My point made clear, repeated again for the stupid: knock any big masses together and any quantum theory of gravity will predict some gravitational radiation. What I would have found impressive in a theoretical interpretation paper is a visual observation of the source of the gravitational waves and a set of predictions based on that of what the amplitude and waveform of the instrument would be from a variety of different theories, and a comparison of those predictions with the observation. Instead, we have just more political PRL crap again, a mixture of data with fashionable theory designed to hype it.
(Notice that Dr Motl and his colleagues also refuse to listen to objective, rational ideas and criticisms of superstring theory hype from Dr Woit, but the real fault is the celebrity and fashion obsessed media and educational establishment, hating/fearing alternatives. The easily confused are more worried about not recalling the sacred text due to being overwhelmed with information, than missing out on the opportunity for genuine debate.)
“Changing someone’s opinion is arguably one of the most important challenges of social interaction. The underlying process proves difficult to study: it is hard to know how someone’s opinions are formed and whether and how someone’s views shift. … We find that persuasive arguments are characterized by interesting patterns of interaction dynamics, such as participant entry-order and degree of back-and-forth exchange.”[Hence, refusals to engage in discussion by “peer reviewers” and others is a defensive mechanism to avoid even going in the direction of rational debate and objective discussions.]
How to win a Facebook argument, according to science, by
- … Respond in groups: You’re more persuasive to the person you’re arguing with if other people are arguing your side, too.
- Have a few back-and-forth exchanges with your opponent, but never go past three or four.

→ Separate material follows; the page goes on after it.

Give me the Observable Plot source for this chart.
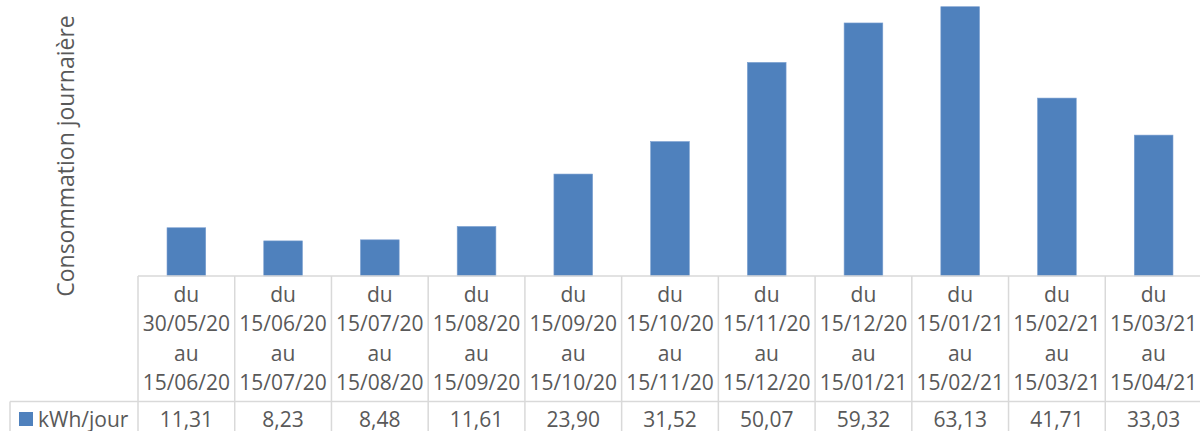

Up to that point, your chance of persuading them is pretty good. But Tan says that “when the back-and-forth goes on for too long, your chances at persuasion become very low.” …
All of these quoted “tips” are of course impossible if you’re really innovating and doing something unfashionable. You won’t have a group to back up up if you’re really doing something new and thus unfashionable (the whole reason for criticising orthodoxy and giving alternative ideas is that you’re trying to create a group to work on alternative ideas, by debating with people; in other words that’s a catch-22 situation), opponents are opponents precisely because they’re bigoted in favor of something else and so just want to ignore your points and make irrelevant comments or jokes, anything to close the discussion down without having a scientific debate. They just want to discuss orthodoxy or something pertaining to orthodoxy. The lesson that science is objectivity is set aside for hype of celebrity and fashion in science.